The First Sontarans written by Andrew Smith and directed by Ken Bentley

What’s it about: 1872. After finding a strange signalling device on the moon, the Doctor and Peri travel to the depths of the English countryside to track down the source of its transmissions. But they’re not the first aliens to arrive on the scene. Old enemies of the Doctor are drawing their battle lines in the forest and the local humans will be lucky to escape the conflagration unscathed. For hidden within this village is a deadly secret – a secret that could destroy the entire Sontaran race…and reveal the terrible mystery of their creation.

Softer Six: It’s the final sixth Doctor Lost Story so this is a good time to look back at the previous eleven stories and see just how well he was served over this season and a half of stories. It has been delightful to be able to enjoy stories that were taken from us through various circumstances. Some of them would have never have made it to the screen in the way they are presented here (Point of Entry is far too adult and talky for 80s Who, Paradise Five’s gay villains most probably would have been vetoed) and some of them were a spot on aural recreation of the series at the time (Leviathan and The Guardians of Prophecy sound like soundtracks of missing stories that have suffered an archive wipe of the actual episodes). The majority of the stories have been superb with only The Hollows of Time, The Macros and Power Play falling short of expectations. Its been a terrific gift to fans of the sixth Doctor to be able to enjoy some of the material that Colin Baker may have played at the time. It proves to be a useful bridging of the more acerbic, angst ridden relationship between the Doctor and Peri in Revelation of the Daleks and the gentler, more mature friendship we see in The Mysterious Planet. Clearly a great deal of time and an awful lot of adventures have taken place in this gap for them to have softened towards each other and whilst the sharper, insulting sixth Doctor was in evidence in The Nightmare Fair, come The First Sontarans the Trial of a Time Lord/Big Finish Doctor has grown into existence. Its definitely a shift in his favour.

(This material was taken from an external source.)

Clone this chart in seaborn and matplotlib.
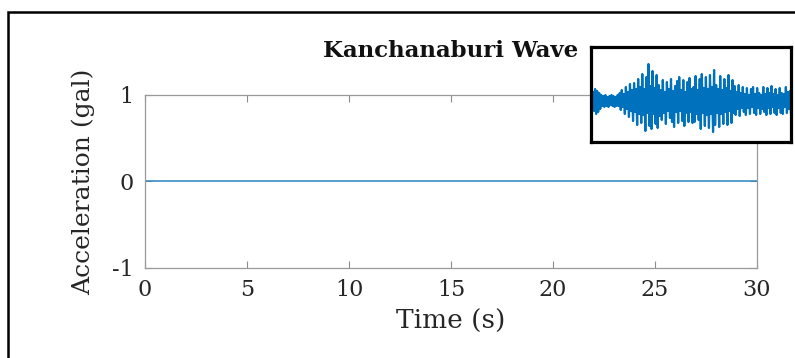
import numpy as np
import pandas as pd
import matplotlib
matplotlib.use("Agg")
import matplotlib.pyplot as plt
from matplotlib.patches import Rectangle
import seaborn as sns

# ---- data ----
title = "Kanchanaburi Wave"
x_label = "Time (s)"
y_label = "Acceleration (gal)"
x_ticks = [0, 5, 10, 15, 20, 25, 30]
y_ticks = [-1, 0, 1]

# main trace (flat at this scale)
main_time = [0, 30]
main_acc = [0.0, 0.0]

# inset waveform, positive and negative peaks
inset_pos_peaks = [5, 9, 12, 10, 8,
                   6, 5, 6, 4, 5, 6, 5, 4, 6,
                   8, 11, 7, 14, 9, 17, 11, 18, 12, 22,
                   14, 27, 12, 24, 37, 15, 30, 13, 26, 16,
                   11, 21, 9, 19, 12, 22, 10, 15, 20, 24, 11, 21, 9, 19, 23, 12,
                   14, 25, 11, 22, 27, 13, 24, 12, 26, 14, 31, 16, 12, 25, 11, 22, 13, 26, 10, 21,
                   15, 9, 16, 8, 14, 7, 13, 6, 12, 14, 7, 13, 8, 6, 14, 7, 13, 8, 15, 7,
                   12, 6, 13, 8, 7, 14, 9, 10]
inset_neg_peaks = [6, 10, 13, 11, 8,
                   5, 6, 5, 6, 4, 5, 6, 5, 5,
                   9, 6, 13, 8, 16, 10, 20, 11, 24, 13,
                   22, 14, 30, 12, 25, 28, 13, 23, 27, 15,
                   19, 12, 23, 10, 17, 21, 26, 11, 22, 10, 20, 25, 12, 21, 11, 22,
                   21, 13, 19, 28, 12, 25, 14, 27, 13, 31, 24, 12, 26, 13, 23, 11, 24, 10, 22, 12,
                   14, 8, 15, 7, 11, 14, 7, 13, 6, 12, 14, 7, 13, 8, 11, 14, 7, 13, 6, 12,
                   14, 7, 12, 13, 6, 12, 8, 13]

inset_vals = []
for p, n in zip(inset_pos_peaks, inset_neg_peaks):
    inset_vals.extend([p, -n])
inset_df = pd.DataFrame({"t": np.arange(len(inset_vals)) * 0.15, "a": inset_vals})
main_df = pd.DataFrame({"t": main_time, "a": main_acc})

# ---- style ----
sns.set_theme(style="white")
plt.rcParams["font.family"] = ["DejaVu Serif"]
plt.rcParams["mathtext.fontset"] = "dejavuserif"
plt.rcParams["axes.unicode_minus"] = False

W, H = 795, 358
fig = plt.figure(figsize=(W / 100, H / 100), dpi=100)

# main axes
ax = fig.add_axes([145 / W, 1 - 268 / H, (757 - 145) / W, (268 - 95) / H])
sns.lineplot(data=main_df, x="t", y="a", ax=ax, color="#3a8cc4", linewidth=1.2)
ax.set_xlim(0, 30)
ax.set_ylim(-1, 1)
ax.set_xticks(x_ticks)
ax.set_yticks(y_ticks)
ax.tick_params(direction="in", length=5, width=0.8, color="#8c8c8c",
               top=True, right=True, bottom=True, left=True,
               labelsize=16, labelcolor="#262626", pad=8)
for s in ax.spines.values():
    s.set_color("#9a9a9a")
    s.set_linewidth(0.9)
ax.set_xlabel(x_label, fontsize=19, color="#262626")
ax.set_ylabel(y_label, fontsize=18, color="#262626")
ax.xaxis.set_label_coords(0.5, -0.235)
ax.yaxis.set_label_coords(-0.082, 0.5)
ax.set_title(title, fontsize=16.5, fontweight="bold", color="#111111", pad=27)

# inset axes
axi = fig.add_axes([591 / W, 1 - 142 / H, 200 / W, 95 / H])
sns.lineplot(data=inset_df, x="t", y="a", ax=axi, color="#0072BD", linewidth=1.6)
axi.set_xlim(inset_df["t"].min(), inset_df["t"].max())
axi.set_ylim(-41, 54)
axi.set_xticks([])
axi.set_yticks([])
axi.set_xlabel("")
axi.set_ylabel("")
axi.set_facecolor("white")
for s in axi.spines.values():
    s.set_color("black")
    s.set_linewidth(2.3)

# outer frame (partly clipped by the figure edge)
fig.patches.append(Rectangle((8 / W, -0.2), 1.2, 1.2 - 12 / H, transform=fig.transFigure,
                             fill=False, edgecolor="black", linewidth=1.8))

fig.savefig("out.png", dpi=100)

Its great to finally hear the sixth Doctor showing Peri some of the wonders of the universe and he proudly declares they are walking on the surface of the moon. Its gorgeous to hear them laughing together and having fun, discussing how naughty it would be to plant their footsteps on the moon for Neil Armstrong to find! How long has Peri known him if she doesn’t recognise that he thrives on things that aren’t wise or safe? The Doctor prefers to leave the Marie Celeste mystery alone because it is a fixed point in Earth’s history and there are all kinds of bizarre explanations. He finds cock fighting barbaric and disgraceful. The Doctor’s coat is described as looking like ‘every headache I’ve ever had.’ Like the first Doctor in The Gunfighters, the sixth Doctor is not aversed to a glass of milk. He doesn’t like people entering his personal space and is more than a match for a Sontaran in battle. There’s a wonderful moment where the Doctor gets on his moral high horse and calls Roach’s work unethical and gets a torrent of abuse about how the Sontarans murdered his child and left him homeless. Stick that in your pipe and smoke it, Time Lord! He’s sympathetic to any species that are driven from their homeworld by Sontaran invaders. He appreciates the genius involved in creating the gun specifically designed to kill Sontarans but refuses to stand by and watch the Caveetch commit genocide via any method. The Doctor ponders why he can never get a straight answer to a straight question from his adversaries! His is a name that is spoke of reverently by the Sontarans as a great warrior and a target that they long to bring down to avenge their people for previous battles. Rather wonderfully the Doctor blocks the Sontaran listening devices with his rendition of the Lady in the Lake in a dreadful cod Scottish accent (which we get to hear an agonising snippet of!). He refuses to lose anybody in this tale and rushes to the zero room to save Leandra.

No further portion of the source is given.